# grade quarter horse mare



## Cowgirls Boots (Apr 6, 2011)

I don't see why not. Her neck looks funky to me but could just be the angle. Love her color!
_Posted via Mobile Device_


----------



## BarrelracingArabian (Mar 31, 2010)

I have to check around I had another couple of photos of her hah. She is quite out of shape right now due to them not having time to work her. I'll try and find those other pictures.


----------



## Cowgirls Boots (Apr 6, 2011)

I figured she's out of shape. I'm sure her neck has probably little muscle so if you decide to get her I'm sure with more muscle it won't look so wonky 
_Posted via Mobile Device_


----------



## BarrelracingArabian (Mar 31, 2010)

this is the only one i can find


----------



## Cowgirls Boots (Apr 6, 2011)

Yup I don't see why she couldn't do them. She could just gain some muscle and loose that hay belly and shed be golden
_Posted via Mobile Device_


----------



## BarrelracingArabian (Mar 31, 2010)

Ya she will definitely be put into a weekly routine and on a diet haha she is thick in general though. I'm only looking because I found out my back injury is actually a fracture and my boy now has lately been a little much for it to handle. So if she turns out to be level headed enough and the right fit I might go for her :]


----------



## bubba13 (Jan 6, 2007)

I like her but would prefer to see another photo. Appears very goose-rumped with a neck that ties in very low (and is prone to being ewed).

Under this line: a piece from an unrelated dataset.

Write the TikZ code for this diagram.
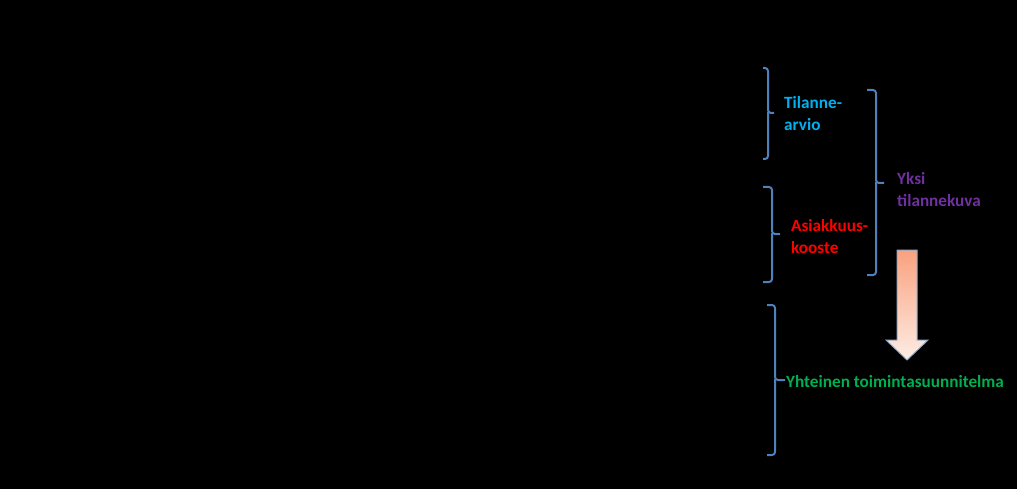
\documentclass[tikz,border=0pt]{standalone}
\usepackage{fontspec}
\setmainfont{Carlito}
\begin{document}
\begin{tikzpicture}[x=1pt,y=-1pt,
  bracestyle/.style={draw=braceblue,line width=2pt,rounded corners=3pt},
  lbl/.style={font=\bfseries\fontsize{17.2}{22}\selectfont,align=left,anchor=west,inner sep=0pt}]
\definecolor{braceblue}{HTML}{4F81BD}
\definecolor{tcyan}{HTML}{00B0F0}
\definecolor{tpurple}{HTML}{7030A0}
\definecolor{tgreen}{HTML}{00B050}
\definecolor{arrtop}{HTML}{F9A17F}
\definecolor{arrbot}{HTML}{FDEDE4}
\definecolor{arredge}{HTML}{8EA9C8}
\fill[black] (0,0) rectangle (1017,489);
\useasboundingbox (0,0) rectangle (1017,489);
% braces
\draw[bracestyle] (763,68) -- (768,68) -- (768,113) -- (774,113);
\draw[bracestyle] (768,112) -- (768,159) -- (763,159);
\draw[bracestyle] (763,187) -- (772,187) -- (772,234) -- (780,234);
\draw[bracestyle] (772,233) -- (772,282) -- (763,282);
\draw[bracestyle] (867,90) -- (876,90) -- (876,183) -- (884,183);
\draw[bracestyle] (876,182) -- (876,275) -- (867,275);
\draw[bracestyle] (767,305) -- (775,305) -- (775,380) -- (785,380);
\draw[bracestyle] (775,379) -- (775,455) -- (767,455);
% labels
\node[lbl,text=tcyan] (tilanne) at (784,114) {Tilanne-\\arvio};
\node[lbl,text=red] (asiak) at (791,237) {Asiakkuus-\\kooste};
\node[lbl,text=tpurple] (yksi) at (897,190) {Yksi\\tilannekuva};
\node[lbl,text=tgreen] (yht) at (786,382) {Yhteinen toimintasuunnitelma};
% arrow
\shade[top color=arrtop,bottom color=arrbot,draw=arredge,line width=1pt]
  (897,250) -- (917,250) -- (917,340) -- (928,340) -- (907,360) -- (886,340) -- (897,340) -- cycle;
\end{tikzpicture}
\end{document}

Not flattering, but shouldn't prevent her from being a decent barrel horse. Nice legs on her.


----------



## BarrelracingArabian (Mar 31, 2010)

I will try and get out there soon and get a better picture of her I did notice her neck also.


----------



## waresbear (Jun 18, 2011)

She looks like a decent skookum horse. Not perfect but far from flawed. I would ride her in gymkhanas.


----------



## BarrelracingArabian (Mar 31, 2010)

Thanks :] I've always prefered bigger horses only exception being my little arab outlaw but he is just doing bad things for my back. I guess it will all come down to whether we click and she works right :]


----------



## BarrelracingArabian (Mar 31, 2010)

she will also need a new name if I get her as i believe hers is goldie and that just won't do hah :]


----------